# [Given task]
Pictures stay out. Extract the lines below from the first one through the line with "45, interval: 5", both included.

# [Source excerpt]
start

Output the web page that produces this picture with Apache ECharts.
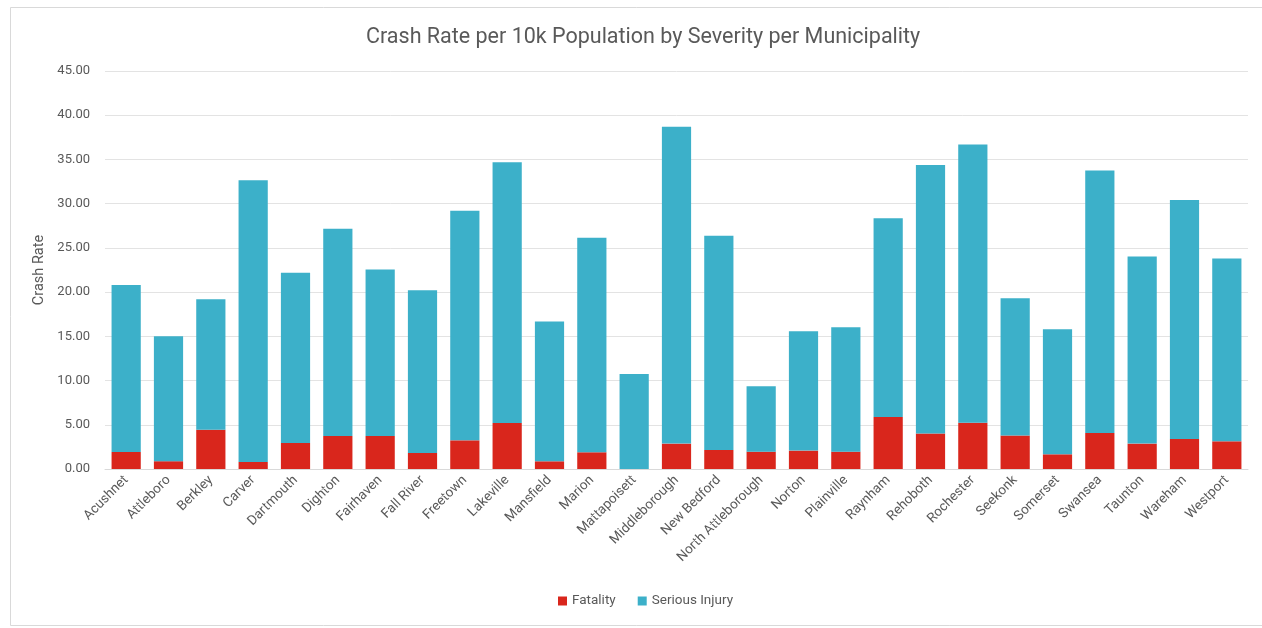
<!DOCTYPE html>
<html>
<head>
<meta charset="utf-8">
<title>Crash Rate per 10k Population by Severity per Municipality</title>
<script src="https://cdn.jsdelivr.net/npm/echarts@6/dist/echarts.min.js"></script>
<style>
  html, body { margin: 0; padding: 0; background: #ffffff; }
  #chart { width: 1262px; height: 628px; }
</style>
</head>
<body>
<div id="chart"></div>
<script>
// Municipalities on the x axis
const municipalities = [
  'Acushnet', 'Attleboro', 'Berkley', 'Carver', 'Dartmouth', 'Dighton',
  'Fairhaven', 'Fall River', 'Freetown', 'Lakeville', 'Mansfield', 'Marion',
  'Mattapoisett', 'Middleborough', 'New Bedford', 'North Attleborough',
  'Norton', 'Plainville', 'Raynham', 'Rehoboth', 'Rochester', 'Seekonk',
  'Somerset', 'Swansea', 'Taunton', 'Wareham', 'Westport'
];

// Fatality crash rate per 10k population
const fatality = [
  1.92, 0.88, 4.45, 0.80, 2.94, 3.73,
  3.73, 1.81, 3.24, 5.19, 0.87, 1.89,
  0.00, 2.87, 2.15, 1.96,
  2.08, 1.96, 5.87, 4.00, 5.24, 3.80,
  1.66, 4.07, 2.87, 3.39, 3.13
];

// Serious injury crash rate per 10k population (stacked above fatality)
const seriousInjury = [
  18.88, 14.12, 14.75, 31.85, 19.26, 23.42,
  18.84, 18.41, 25.96, 29.49, 15.81, 24.26,
  10.73, 35.84, 24.23, 7.41,
  13.50, 14.07, 22.47, 30.37, 31.46, 15.51,
  14.15, 29.69, 21.15, 27.03, 20.66
];

const yTicks = { min: 0, max: 45, interval: 5 };

const textGray = '#595959';
const chart = echarts.init(document.getElementById('chart'), null, { renderer: 'canvas' });

chart.setOption({
  backgroundColor: '#ffffff',
  animation: false,
  title: {
    text: 'Crash Rate per 10k Population by Severity per Municipality',
    left: 361,
    top: 22,
    textStyle: {
      fontFamily: 'Roboto',
      fontSize: 21.5,
      fontWeight: 'normal',
      color: textGray
    }
  },
  graphic: [{
    type: 'rect',
    left: 8,
    top: 5,
    shape: { width: 1260, height: 618 },
    style: { fill: 'none', stroke: '#d9d9d9', lineWidth: 1 },
    silent: true,
    z: -1
  }],
  legend: {
    bottom: 15,
    left: 553,
    itemWidth: 9,
    itemHeight: 9,
    itemGap: 22,
    icon: 'rect',
    textStyle: { fontFamily: 'Roboto', fontSize: 13.5, color: textGray },
    data: ['Fatality', 'Serious Injury']
  },
  grid: {
    left: 105,
    right: 14,
    top: 71,
    bottom: 159,
    containLabel: false
  },
  xAxis: {
    type: 'category',
    data: municipalities,
    axisTick: { show: false },
    axisLine: { lineStyle: { color: '#d9d9d9' } },
    axisLabel: {
      rotate: 45,
      interval: 0,
      margin: 9,
      fontFamily: 'Roboto',
      fontSize: 13.5,
      color: textGray
    }
  },
  yAxis: {
    type: 'value',
    min: yTicks.min,
    max: yTicks.max,
    interval: yTicks.interval,
    name: 'Crash Rate',
    nameLocation: 'middle',
    nameGap: 58,
    nameRotate: 90,
    nameTextStyle: { fontFamily: 'Roboto', fontSize: 14.5, color: textGray },
    axisLine: { show: false },
    axisTick: { show: false },
    splitLine: { lineStyle: { color: '#e3e3e3', width: 1 } },
    axisLabel: {
      margin: 15,
      fontFamily: 'Roboto',
      fontSize: 13,
      color: textGray,
      formatter: v => v.toFixed(2)
    }
  },
  series: [
    {
      name: 'Fatality',
      type: 'bar',
      stack: 'rate',
      data: fatality,
      barCategoryGap: '31%',
      itemStyle: { color: '#D9261C' }
    },
    {
      name: 'Serious Injury',
      type: 'bar',
      stack: 'rate',
      data: seriousInjury,
      barCategoryGap: '31%',
      itemStyle: { color: '#3CB0C9' }
    }
  ]
});
</script>
</body>
</html>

end

# [Completed task]
Output the web page that produces this picture with Apache ECharts.
<!DOCTYPE html>
<html>
<head>
<meta charset="utf-8">
<title>Crash Rate per 10k Population by Severity per Municipality</title>
<script src="https://cdn.jsdelivr.net/npm/echarts@6/dist/echarts.min.js"></script>
<style>
  html, body { margin: 0; padding: 0; background: #ffffff; }
  #chart { width: 1262px; height: 628px; }
</style>
</head>
<body>
<div id="chart"></div>
<script>
// Municipalities on the x axis
const municipalities = [
  'Acushnet', 'Attleboro', 'Berkley', 'Carver', 'Dartmouth', 'Dighton',
  'Fairhaven', 'Fall River', 'Freetown', 'Lakeville', 'Mansfield', 'Marion',
  'Mattapoisett', 'Middleborough', 'New Bedford', 'North Attleborough',
  'Norton', 'Plainville', 'Raynham', 'Rehoboth', 'Rochester', 'Seekonk',
  'Somerset', 'Swansea', 'Taunton', 'Wareham', 'Westport'
];

// Fatality crash rate per 10k population
const fatality = [
  1.92, 0.88, 4.45, 0.80, 2.94, 3.73,
  3.73, 1.81, 3.24, 5.19, 0.87, 1.89,
  0.00, 2.87, 2.15, 1.96,
  2.08, 1.96, 5.87, 4.00, 5.24, 3.80,
  1.66, 4.07, 2.87, 3.39, 3.13
];

// Serious injury crash rate per 10k population (stacked above fatality)
const seriousInjury = [
  18.88, 14.12, 14.75, 31.85, 19.26, 23.42,
  18.84, 18.41, 25.96, 29.49, 15.81, 24.26,
  10.73, 35.84, 24.23, 7.41,
  13.50, 14.07, 22.47, 30.37, 31.46, 15.51,
  14.15, 29.69, 21.15, 27.03, 20.66
];

const yTicks = { min: 0, max: 45, interval: 5 };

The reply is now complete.